→ Work to complete: Reproduce the listing below exactly, beginning with its first line and ending with the line that holds "ax.tick_params(axis='y', pad=21)"; pictures are not part of the copy.

** BEGIN Source material **

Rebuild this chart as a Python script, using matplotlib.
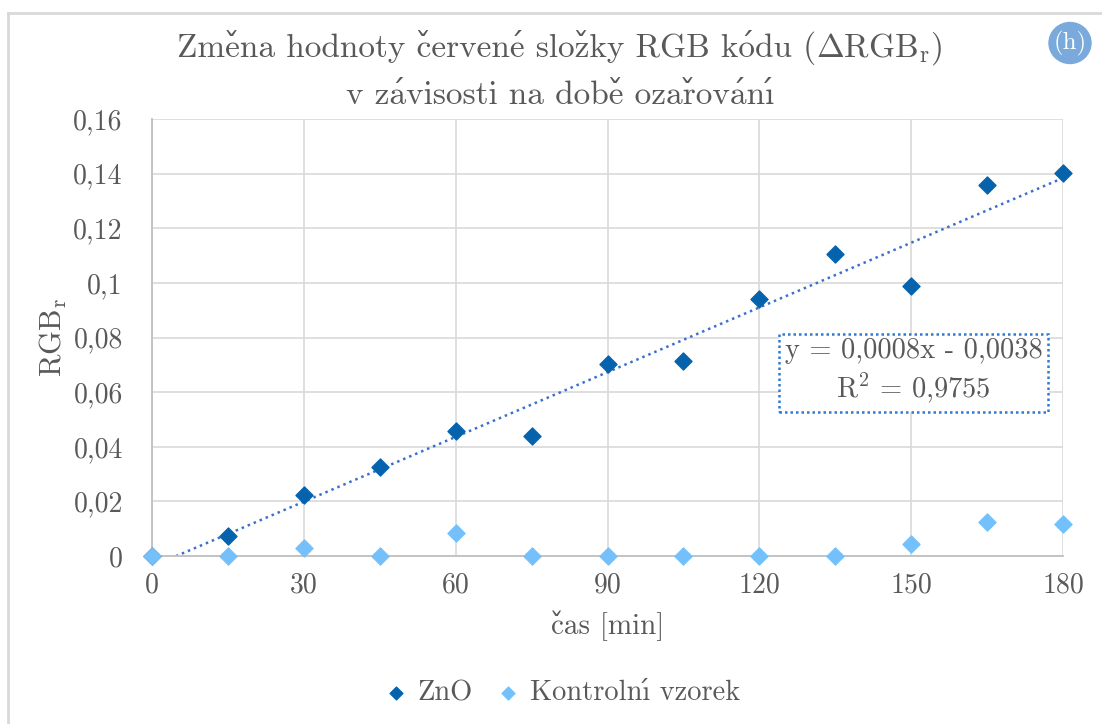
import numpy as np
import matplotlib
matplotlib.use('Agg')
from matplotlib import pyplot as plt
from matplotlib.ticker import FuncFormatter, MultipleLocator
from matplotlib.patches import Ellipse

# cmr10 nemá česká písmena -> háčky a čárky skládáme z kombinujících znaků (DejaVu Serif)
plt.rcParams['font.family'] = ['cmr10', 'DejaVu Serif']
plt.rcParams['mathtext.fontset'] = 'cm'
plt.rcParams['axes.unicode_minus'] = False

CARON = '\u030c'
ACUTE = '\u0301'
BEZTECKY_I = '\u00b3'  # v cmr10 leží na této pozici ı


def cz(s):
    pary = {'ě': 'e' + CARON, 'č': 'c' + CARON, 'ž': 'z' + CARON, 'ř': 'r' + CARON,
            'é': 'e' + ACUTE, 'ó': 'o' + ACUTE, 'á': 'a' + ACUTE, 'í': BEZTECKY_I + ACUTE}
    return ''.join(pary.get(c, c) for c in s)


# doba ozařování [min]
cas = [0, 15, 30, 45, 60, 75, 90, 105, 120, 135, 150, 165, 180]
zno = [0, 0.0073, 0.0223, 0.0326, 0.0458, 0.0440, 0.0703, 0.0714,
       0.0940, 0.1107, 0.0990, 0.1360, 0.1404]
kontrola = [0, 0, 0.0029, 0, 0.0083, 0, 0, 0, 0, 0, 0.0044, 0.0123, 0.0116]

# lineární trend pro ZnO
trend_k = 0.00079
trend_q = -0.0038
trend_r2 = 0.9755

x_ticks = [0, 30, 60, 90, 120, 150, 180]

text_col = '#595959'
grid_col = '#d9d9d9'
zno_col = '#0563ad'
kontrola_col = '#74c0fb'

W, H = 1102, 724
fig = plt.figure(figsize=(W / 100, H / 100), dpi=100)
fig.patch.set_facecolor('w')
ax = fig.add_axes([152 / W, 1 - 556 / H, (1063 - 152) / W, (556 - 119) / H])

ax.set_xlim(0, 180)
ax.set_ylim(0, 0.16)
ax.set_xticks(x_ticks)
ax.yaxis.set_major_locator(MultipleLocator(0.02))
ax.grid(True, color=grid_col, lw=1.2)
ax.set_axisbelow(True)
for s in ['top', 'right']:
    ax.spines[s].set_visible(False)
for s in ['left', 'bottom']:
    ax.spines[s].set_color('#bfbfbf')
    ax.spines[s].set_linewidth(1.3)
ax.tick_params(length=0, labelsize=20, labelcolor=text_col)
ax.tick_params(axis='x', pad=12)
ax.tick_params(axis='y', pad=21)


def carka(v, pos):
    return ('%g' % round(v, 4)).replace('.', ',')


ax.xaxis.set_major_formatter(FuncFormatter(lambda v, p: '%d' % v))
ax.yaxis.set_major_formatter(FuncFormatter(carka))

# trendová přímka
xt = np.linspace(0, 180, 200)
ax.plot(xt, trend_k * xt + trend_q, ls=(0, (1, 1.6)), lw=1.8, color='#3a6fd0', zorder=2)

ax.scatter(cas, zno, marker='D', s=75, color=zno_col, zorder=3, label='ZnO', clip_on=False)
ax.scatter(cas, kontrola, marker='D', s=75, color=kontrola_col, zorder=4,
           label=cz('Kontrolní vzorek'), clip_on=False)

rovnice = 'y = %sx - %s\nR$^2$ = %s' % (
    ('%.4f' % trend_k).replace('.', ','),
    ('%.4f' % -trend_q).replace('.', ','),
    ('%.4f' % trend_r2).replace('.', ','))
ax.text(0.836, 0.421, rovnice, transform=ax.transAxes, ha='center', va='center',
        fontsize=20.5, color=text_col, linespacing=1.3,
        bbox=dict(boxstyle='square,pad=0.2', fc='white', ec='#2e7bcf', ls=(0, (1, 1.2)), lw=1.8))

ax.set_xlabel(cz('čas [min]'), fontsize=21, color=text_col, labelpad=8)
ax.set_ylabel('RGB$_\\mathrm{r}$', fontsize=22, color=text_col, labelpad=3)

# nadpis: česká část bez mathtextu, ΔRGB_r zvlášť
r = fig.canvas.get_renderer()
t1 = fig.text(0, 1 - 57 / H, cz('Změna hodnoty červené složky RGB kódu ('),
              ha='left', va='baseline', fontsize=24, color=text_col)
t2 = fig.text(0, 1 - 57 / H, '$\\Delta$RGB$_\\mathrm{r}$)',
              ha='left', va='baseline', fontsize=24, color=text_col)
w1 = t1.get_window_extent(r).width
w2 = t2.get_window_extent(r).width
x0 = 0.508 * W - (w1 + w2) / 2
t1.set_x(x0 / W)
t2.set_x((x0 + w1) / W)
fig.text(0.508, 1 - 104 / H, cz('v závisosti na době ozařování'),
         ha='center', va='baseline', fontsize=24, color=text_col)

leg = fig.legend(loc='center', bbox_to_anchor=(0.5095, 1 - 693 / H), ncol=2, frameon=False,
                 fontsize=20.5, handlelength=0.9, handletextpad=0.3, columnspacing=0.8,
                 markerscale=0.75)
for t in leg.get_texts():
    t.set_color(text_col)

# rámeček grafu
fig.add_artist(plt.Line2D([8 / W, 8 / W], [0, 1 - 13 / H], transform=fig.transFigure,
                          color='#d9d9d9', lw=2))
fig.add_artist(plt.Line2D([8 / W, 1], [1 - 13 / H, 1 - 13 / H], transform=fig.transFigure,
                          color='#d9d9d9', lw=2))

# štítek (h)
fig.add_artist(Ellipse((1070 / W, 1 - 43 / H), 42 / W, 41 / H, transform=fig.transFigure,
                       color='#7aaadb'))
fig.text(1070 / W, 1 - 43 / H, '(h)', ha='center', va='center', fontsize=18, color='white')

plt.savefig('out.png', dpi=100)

** END Source material **

→ The answer:
Rebuild this chart as a Python script, using matplotlib.
import numpy as np
import matplotlib
matplotlib.use('Agg')
from matplotlib import pyplot as plt
from matplotlib.ticker import FuncFormatter, MultipleLocator
from matplotlib.patches import Ellipse

# cmr10 nemá česká písmena -> háčky a čárky skládáme z kombinujících znaků (DejaVu Serif)
plt.rcParams['font.family'] = ['cmr10', 'DejaVu Serif']
plt.rcParams['mathtext.fontset'] = 'cm'
plt.rcParams['axes.unicode_minus'] = False

CARON = '\u030c'
ACUTE = '\u0301'
BEZTECKY_I = '\u00b3'  # v cmr10 leží na této pozici ı


def cz(s):
    pary = {'ě': 'e' + CARON, 'č': 'c' + CARON, 'ž': 'z' + CARON, 'ř': 'r' + CARON,
            'é': 'e' + ACUTE, 'ó': 'o' + ACUTE, 'á': 'a' + ACUTE, 'í': BEZTECKY_I + ACUTE}
    return ''.join(pary.get(c, c) for c in s)


# doba ozařování [min]
cas = [0, 15, 30, 45, 60, 75, 90, 105, 120, 135, 150, 165, 180]
zno = [0, 0.0073, 0.0223, 0.0326, 0.0458, 0.0440, 0.0703, 0.0714,
       0.0940, 0.1107, 0.0990, 0.1360, 0.1404]
kontrola = [0, 0, 0.0029, 0, 0.0083, 0, 0, 0, 0, 0, 0.0044, 0.0123, 0.0116]

# lineární trend pro ZnO
trend_k = 0.00079
trend_q = -0.0038
trend_r2 = 0.9755

x_ticks = [0, 30, 60, 90, 120, 150, 180]

text_col = '#595959'
grid_col = '#d9d9d9'
zno_col = '#0563ad'
kontrola_col = '#74c0fb'

W, H = 1102, 724
fig = plt.figure(figsize=(W / 100, H / 100), dpi=100)
fig.patch.set_facecolor('w')
ax = fig.add_axes([152 / W, 1 - 556 / H, (1063 - 152) / W, (556 - 119) / H])

ax.set_xlim(0, 180)
ax.set_ylim(0, 0.16)
ax.set_xticks(x_ticks)
ax.yaxis.set_major_locator(MultipleLocator(0.02))
ax.grid(True, color=grid_col, lw=1.2)
ax.set_axisbelow(True)
for s in ['top', 'right']:
    ax.spines[s].set_visible(False)
for s in ['left', 'bottom']:
    ax.spines[s].set_color('#bfbfbf')
    ax.spines[s].set_linewidth(1.3)
ax.tick_params(length=0, labelsize=20, labelcolor=text_col)
ax.tick_params(axis='x', pad=12)
ax.tick_params(axis='y', pad=21)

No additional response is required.